As Pride month marches on this June, Oklahoma still has a significant way to go in protecting and recognizing its LGBTQ+ residents’ rights and wellbeing.
We’ve made strides, to be sure, as a nation, state and city. In Norman, the city’s Human Rights Commission decided recently to recommend that the City Council ban any Norman medical professionals for administering conversion therapy to a minor. Norman already prohibits city funds from supporting any conversion therapy-practicing medical professionals.
Stamping out conversation therapy — a dangerous and irresponsible practice that purports to change a person’s sexuality — is a strong move. Our city is already ranked one of friendlier places in the state for LGBTQ+ people to live.
But the rest of our state is significantly less legally friendly for LGBTQ+ Oklahomans.
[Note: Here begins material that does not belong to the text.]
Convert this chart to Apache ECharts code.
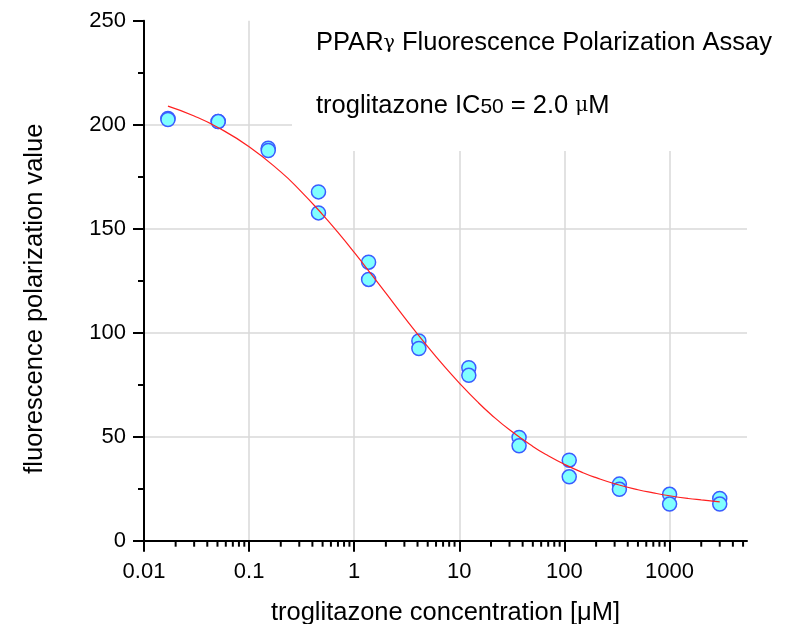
<!DOCTYPE html>
<html>
<head>
<meta charset="utf-8">
<script src="https://cdn.jsdelivr.net/npm/echarts@6/dist/echarts.min.js"></script>
<style>html,body{margin:0;padding:0;background:#fff}#c{width:795px;height:624px}</style>
</head>
<body>
<div id="c"></div>
<script>
// Concentrations (µM) and two replicate readings
const conc = [0.0169, 0.0508, 0.152, 0.457, 1.37, 4.12, 12.3, 37.0, 111, 333, 1000, 3000];
const rep1 = [203.0, 201.5, 188.7, 167.7, 133.9, 96.0, 83.2, 49.6, 38.7, 27.2, 22.3, 20.3];
const rep2 = [202.5, 201.5, 187.6, 157.6, 125.6, 92.4, 79.5, 45.6, 30.7, 24.7, 17.6, 17.6];
// Fitted curve
const fitX = [0.0169, 0.03, 0.05, 0.1, 0.2, 0.3, 0.5, 0.7, 1, 1.5, 2, 3, 5, 7, 10, 15, 20, 30, 50, 70, 100, 150, 200, 300, 500, 700, 1000, 1500, 2000, 3000];
const fitY = [208.9, 204.2, 198.8, 189.4, 177.3, 168.8, 156.8, 148.2, 138.6, 127.2, 119.0, 107.4, 93.3, 84.5, 75.8, 66.6, 60.7, 53.3, 45.3, 40.8, 36.7, 32.7, 30.3, 27.4, 24.5, 23.0, 21.6, 20.3, 19.6, 18.7];
// Axis ticks
const xMajorTicks = [0.01, 0.1, 1, 10, 100, 1000];
const xMinorTicks = [0.02,0.03,0.04,0.05,0.06,0.07,0.08,0.09, 0.2,0.3,0.4,0.5,0.6,0.7,0.8,0.9, 2,3,4,5,6,7,8,9, 20,30,40,50,60,70,80,90, 200,300,400,500,600,700,800,900, 2000,3000,4000,5000];
const yTicks = [0, 50, 100, 150, 200, 250];

const FONT = 'Arial, "Liberation Sans", sans-serif';

const points = [];
conc.forEach((c, i) => { points.push([c, rep1[i]]); points.push([c, rep2[i]]); });
const curve = fitX.map((x, i) => [x, fitY[i]]);

const chart = echarts.init(document.getElementById('c'), null, {renderer: 'canvas'});
chart.setOption({
  animation: false,
  backgroundColor: '#fff',
  grid: {left: 144, right: 48, top: 20.7, bottom: 83.3, containLabel: false, outerBoundsMode: 'none'},
  title: [
    {text: 'PPAR{g|γ} Fluorescence Polarization Assay', left: 316, top: 30, padding: 0, z: 5,
     textStyle: {fontFamily: FONT, fontSize: 25.5, fontWeight: 'normal', color: '#000',
       rich: {g: {fontFamily: '"DejaVu Serif", serif', fontSize: 19, color: '#000'}}}},
    {text: 'troglitazone IC{s|50} = 2.0 {m|μ}M', left: 316, top: 93, padding: 0, z: 5,
     textStyle: {fontFamily: FONT, fontSize: 25.5, fontWeight: 'normal', color: '#000',
       rich: {s: {fontFamily: FONT, fontSize: 21, color: '#000', padding: [3,0,0,0]},
              m: {fontFamily: '"DejaVu Serif", serif', fontSize: 20, color: '#000'}}}}
  ],
  graphic: [
    {type: 'rect', z: 1, silent: true, shape: {x: 292, y: 0, width: 503, height: 151}, style: {fill: '#fff'}}
  ],
  xAxis: {
    type: 'log', logBase: 10, min: 0.01, max: 5450,
    name: 'troglitazone concentration [μM]', nameLocation: 'middle', nameGap: 59,
    nameTextStyle: {fontFamily: FONT, fontSize: 25.5, color: '#000'},
    axisLine: {show: true, onZero: false, lineStyle: {color: '#000', width: 2}},
    axisTick: {show: true, inside: false, length: 11, customValues: xMajorTicks, lineStyle: {color: '#000', width: 2}},
    axisLabel: {show: true, customValues: xMajorTicks, margin: 20, fontFamily: FONT, fontSize: 22, color: '#000',
      formatter: v => (v > 2000 ? '' : String(Number(Number(v).toPrecision(3))))},
    splitLine: {show: true, showMinLine: false, showMaxLine: true, lineStyle: {color: '#d9d9d9', width: 1.5}},
    minorTick: {show: false}
  },
  yAxis: {
    type: 'value', min: yTicks[0], max: yTicks[yTicks.length - 1], interval: 50,
    name: 'fluorescence polarization value', nameLocation: 'middle', nameGap: 96,
    nameTextStyle: {fontFamily: FONT, fontSize: 25.5, color: '#000', padding: [0, 36, 0, 0]},
    axisLine: {show: true, onZero: false, lineStyle: {color: '#000', width: 2}},
    axisTick: {show: true, inside: false, length: 11, lineStyle: {color: '#000', width: 2}},
    minorTick: {show: true, splitNumber: 2, length: 6, lineStyle: {color: '#000', width: 2}},
    axisLabel: {margin: 18, fontFamily: FONT, fontSize: 22, color: '#000'},
    splitLine: {show: true, showMinLine: false, showMaxLine: false, lineStyle: {color: '#d9d9d9', width: 1.5}}
  },
  series: [
    {
      type: 'custom', name: 'minorTicks', silent: true, clip: false, z: 3,
      data: xMinorTicks.map(v => [v, 0]),
      encode: {x: 0, y: 1},
      renderItem: (params, api) => {
        const p = api.coord([api.value(0), 0]);
        return {type: 'line', shape: {x1: p[0], y1: p[1], x2: p[0], y2: p[1] + 6},
                style: {stroke: '#000', lineWidth: 2}};
      }
    },
    {
      type: 'scatter', name: 'data', z: 3, data: points,
      symbol: 'circle', symbolSize: 14,
      itemStyle: {color: '#80ffff', borderColor: '#3a5cff', borderWidth: 1.5, opacity: 1}
    },
    {
      type: 'line', name: 'fit', z: 4, data: curve, smooth: true, showSymbol: false, symbol: 'none',
      lineStyle: {color: '#ff2020', width: 1.2}
    }
  ]
});
</script>
</body>
</html>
Oklahoma never repealed its anti-sodomy laws; the laws were struck down less than 20 years ago by 2003’s Lawrence v. Texas. Oklahoma and 13 other states had to be forced by the Supreme Court to stop enforcing these laws, which some states had repealed a full 30 years before that SCOTUS decision. Nationally, LGBTQ Americans only received the right to marry six years ago.
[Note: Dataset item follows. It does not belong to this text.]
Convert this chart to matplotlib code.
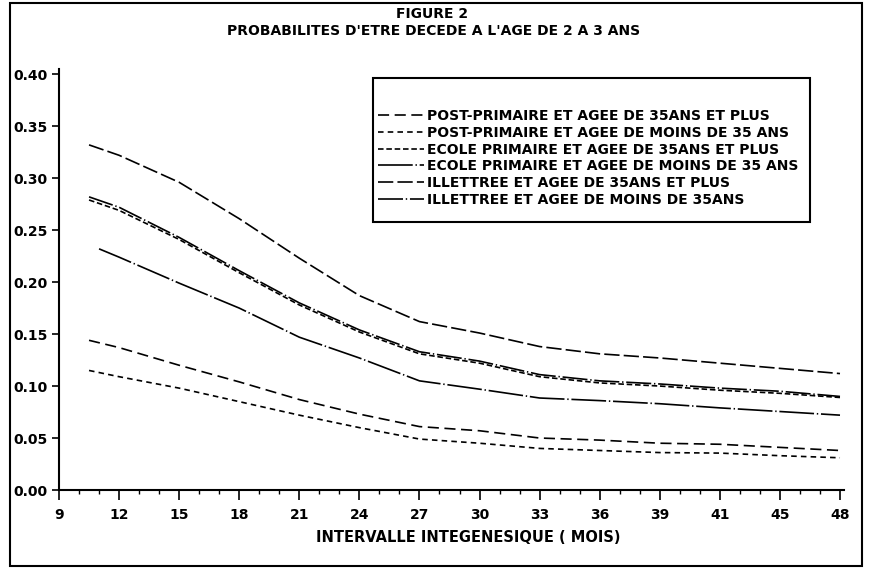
import matplotlib
matplotlib.use('Agg')
import matplotlib.pyplot as plt
from matplotlib.patches import Rectangle
from matplotlib.ticker import MultipleLocator

plt.rcParams['font.family'] = ['DejaVu Sans']
plt.rcParams['lines.scale_dashes'] = False

# ---- data ----
months = [10.5, 12, 15, 18, 21, 24, 27, 30, 33, 36, 39, 42, 45, 48]
months_b = [11, 12, 15, 18, 21, 24, 27, 30, 33, 36, 39, 42, 45, 48]

x_ticks = [9, 12, 15, 18, 21, 24, 27, 30, 33, 36, 39, 42, 45, 48]
x_tick_labels = ['9', '12', '15', '18', '21', '24', '27', '30', '33', '36', '39', '41', '45', '48']
y_ticks = [0.00, 0.05, 0.10, 0.15, 0.20, 0.25, 0.30, 0.35, 0.40]
y_tick_labels = ['0.00', '0.05', '0.10', '0.15', '0.20', '0.25', '0.30', '0.35', '0.40']

post_35plus = [0.144, 0.137, 0.120, 0.104, 0.087, 0.073, 0.061, 0.057, 0.050, 0.048, 0.045, 0.044, 0.041, 0.038]
post_moins35 = [0.115, 0.109, 0.098, 0.085, 0.072, 0.060, 0.049, 0.045, 0.040, 0.038, 0.036, 0.0355, 0.033, 0.031]
ecole_35plus = [0.279, 0.269, 0.241, 0.209, 0.178, 0.152, 0.131, 0.122, 0.109, 0.103, 0.100, 0.096, 0.093, 0.089]
ecole_moins35 = [0.232, 0.224, 0.199, 0.175, 0.147, 0.127, 0.105, 0.097, 0.0885, 0.086, 0.083, 0.079, 0.0755, 0.072]
illettree_35plus = [0.332, 0.322, 0.296, 0.261, 0.223, 0.187, 0.162, 0.151, 0.138, 0.131, 0.127, 0.122, 0.117, 0.112]
illettree_moins35 = [0.282, 0.272, 0.243, 0.211, 0.180, 0.154, 0.133, 0.124, 0.111, 0.105, 0.102, 0.098, 0.095, 0.090]

labels = [
    'POST-PRIMAIRE ET AGEE DE 35ANS ET PLUS',
    'POST-PRIMAIRE ET AGEE DE MOINS DE 35 ANS',
    'ECOLE PRIMAIRE ET AGEE DE 35ANS ET PLUS',
    'ECOLE PRIMAIRE ET AGEE DE MOINS DE 35 ANS',
    'ILLETTREE ET AGEE DE 35ANS ET PLUS',
    'ILLETTREE ET AGEE DE MOINS DE 35ANS',
]

series = [
    (months, post_35plus, (0, (8, 4))),
    (months, post_moins35, (0, (4, 3))),
    (months, ecole_35plus, (0, (4, 2))),
    (months_b, ecole_moins35, (0, (25, 2, 1, 2))),
    (months, illettree_35plus, (0, (11, 3))),
    (months, illettree_moins35, (0, (18, 2, 1, 2))),
]

W, H = 873, 573
fig = plt.figure(figsize=(W / 100, H / 100), dpi=100)
fig.patch.set_facecolor('white')

left, right, bottom_px, top_px = 59, 844, 490, 69
ax = fig.add_axes([left / W, (H - bottom_px) / H, (right - left) / W, (bottom_px - top_px) / H])

handles = []
for x, y, ls in series:
    h, = ax.plot(x, y, color='black', lw=1.2, linestyle=ls)
    handles.append(h)

ax.set_xlim(9, 48.2)
ax.set_ylim(0, 0.405)
for s in ['top', 'right']:
    ax.spines[s].set_visible(False)
for s in ['left', 'bottom']:
    ax.spines[s].set_linewidth(1.5)

ax.set_xticks(x_ticks)
ax.set_xticklabels(x_tick_labels, fontsize=10, fontweight='bold')
ax.xaxis.set_minor_locator(MultipleLocator(1))
ax.set_yticks(y_ticks)
ax.set_yticklabels(y_tick_labels, fontsize=10, fontweight='bold')
ax.tick_params(axis='x', which='major', direction='out', length=7, width=1.2, pad=6)
ax.tick_params(axis='x', which='minor', direction='out', length=3, width=1)
ax.tick_params(axis='y', direction='out', length=5, width=1.2, pad=3)

fig.text(432 / W, (H - 14) / H, 'FIGURE 2', ha='center', va='center',
         fontsize=10, fontweight='bold')
fig.text(434 / W, (H - 31) / H, "PROBABILITES D'ETRE DECEDE A L'AGE DE 2 A 3 ANS",
         ha='center', va='center', fontsize=10, fontweight='bold')
fig.text(468 / W, (H - 537) / H, 'INTERVALLE INTEGENESIQUE ( MOIS)',
         ha='center', va='center', fontsize=10.5, fontweight='bold')

# legend box
fig.patches.append(Rectangle((373 / W, (H - 222) / H), 437 / W, 144 / H,
                             transform=fig.transFigure, fill=True, facecolor='white',
                             edgecolor='black', lw=1.5, zorder=5))
leg = fig.legend(handles, labels, loc='upper left',
                 bbox_to_anchor=(378 / W, (H - 109) / H), frameon=False,
                 prop={'size': 10, 'weight': 'bold'}, handlelength=3.3,
                 handletextpad=0.2, labelspacing=0.2, borderpad=0, borderaxespad=0)
leg.set_zorder(6)

# outer frame
fig.patches.append(Rectangle((10 / W, (H - 566) / H), 852 / W, 563 / H,
                             transform=fig.transFigure, fill=False,
                             edgecolor='black', lw=1.5))

fig.savefig('out.png', dpi=100)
Still, the legalization of LGBTQ+ relationships and marriage does not mean LGBTQ+ Oklahomans have won all the rights they need.
There is still no state law protecting us from discrimination — whether we’re being denied housing or fired from a job — based on our sexuality or gender. We in Norman are fortunate to live in the only Oklahoma city with an ordinance that prohibits discrimination in employment, housing and public accommodation based on sexuality or gender (though a few other larger municipalities protect against housing discrimination specifically). Not all LGBTQ+ Oklahomans are as fortunate.
Our state, along with several others, has seen a spat of recent anti-transgender legislation, including a law that attempted to bar transgender girls and women from participating in school sports that matched their gender identity.
In a state with so many struggles — from poverty and childhood trauma, to underfunded schools — it’s disappointing to see our lawmakers focused on making life harder for some of us while also neglecting to legally protect us from discrimination.
LGBTQ+ Oklahomans are your neighbors, your friends, your children. We exist here and deserve to thrive. We shouldn’t have to plead the case of our humanity before our elected officials, but each year, we do.
We want to be gainfully employed, have equal access to housing, be able to use the bathroom or walk in public without fear. Can you imagine, in the year 2021, not receiving legal protection from discrimination because of your gender or your partner? This Pride month, I’m asking you to protect us, prioritize us, remember us and love us in action, not just in word.